Sophomore English as it’s taught today is a hodge-podge of literature except for the emphasis on persuasive writing and speaking. As such, I was dissatisfied with the curriculum for many years. Therefore, after careful consideration, which included dreaming about it, I have decided to make it into something more. Let’s title it:
Literature Against Social Injustice, or
Motivational and Inspirational Literature, or
Propaganda for Social Change.
Anyone one of those titles works well for me. And, I humbly believe, that your sophomore will like it too from that perspective. It is difficult to see the sophomore psyche in a small group of –let’s say your son or daughter—but right now, your teenager is a “wise fool”.
A sophomore is a student who survived the freshman year.
More students drop out of high school during the freshman year than any other, but if they can make it through it, there is a pretty good chance, they will graduate.
While this doesn’t apply to homeschooled children, there is still the same mentality to some degree. Sophomores know that they were smart enough to make it through the extremely difficult adjustment from middle school to high school.
However, they are not close enough to graduation to feel that they are on easy street like the juniors and seniors feel.
Additionally, they only have a bit of knowledge (soph=wise) and they definitely still have a lot of the moronic (mor= fool) in them.
That term sophomore wasn't picked out of thin air, Moms!
We should show them respect for how far they have come, but remind them, they still have more to learn.
We may think that they have only completed one year of high school, but to them, they have had to adjust to being “top dog” in the 8th grade to someone trying to sell them elevator passes as “dinky freshmen.”
Even homeschooled kids will want more independence with their studies, but they are not always mature enough to work completely on their own.
Develop a set of checks and balances for them as best works in your family. In this sophomore English study, as well as their other classes, don’t give them so much freedom for so long that two months later, they have only done one week’s worth of work.
Playing catch-up in homeschool is no fun for anyone. My own sons still want supervision for work that I know they can do on their own. They did, however, give me nice Mother’s Day cards stating how - I’m always there for them.
Sophomores have a bit of an edge on or and a bit of a chip on their shoulders. One day they feel as smart as can be, and the next day, they are acting like idiots.

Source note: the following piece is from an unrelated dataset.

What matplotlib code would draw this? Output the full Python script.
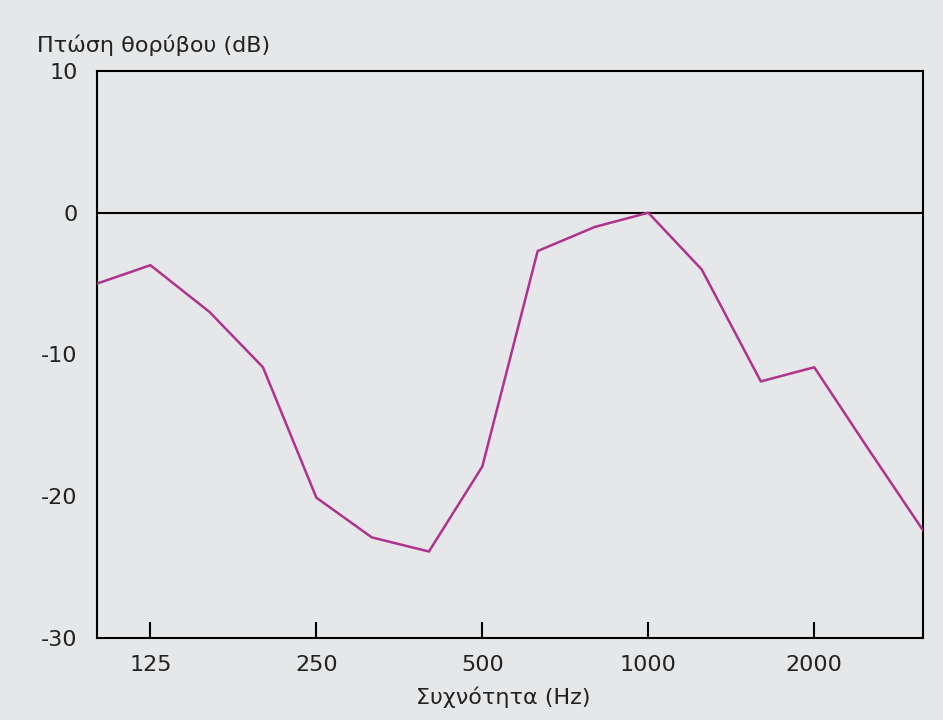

That word sophomore wasn’t picked out of thin air centuries ago; it was earned and deserved. It still is, so try to be kind, but firm with your teenager.
That said, I think they will appreciate sophomore English literature this year. Present it in the following context: Authors write because they have something to say. Period. Sometimes there are evils in society that in good conscience they MUST write about.
On the sophomore English curriculum page, I will give you a large list of readings on authors who wrote for social change. Some of them used humor, some used scathing sarcasm and satire, each to the author's style.
One of the selections in sophomore English is Animal Farm. George Orwell, once a believer in communism, wrote Animal Farm after he saw how communism had failed in the Soviet Union.
In the story the pigs are the Communists with the main pig Napoleon as Joseph Stalin. His comrade –who soon fell out of favor with Stalin—is Snowball or Leo Trotsky. Snowball is run off Animal Farm and in real life, Stalin cut out Trotsky’s face in all the photos of Communist leaders.
Later, Trotsky was murdered by a Stalin assassin while in exile in Mexico City.
I am also recommending “A Modest Proposal” by Jonathan Swift. This essay was written in context of the economic circumstances of 18th century Ireland.
Swift, a satirist and cleric in the Catholic Church, wrote this during Ireland’s second greatest famine.
In the essay he proposes that a simple way of ridding Ireland of all its starving, begging populace is by eating the babies. Yes, it’s shocking, but that was the point.
By using an absurd premise in the form of a “modest proposal,” he made a stirring argument for humanity to care for each other. This will be a great read for a sophomore. Swift also wrote the novel Gulliver’s Travels, which your teenager may want to read as well.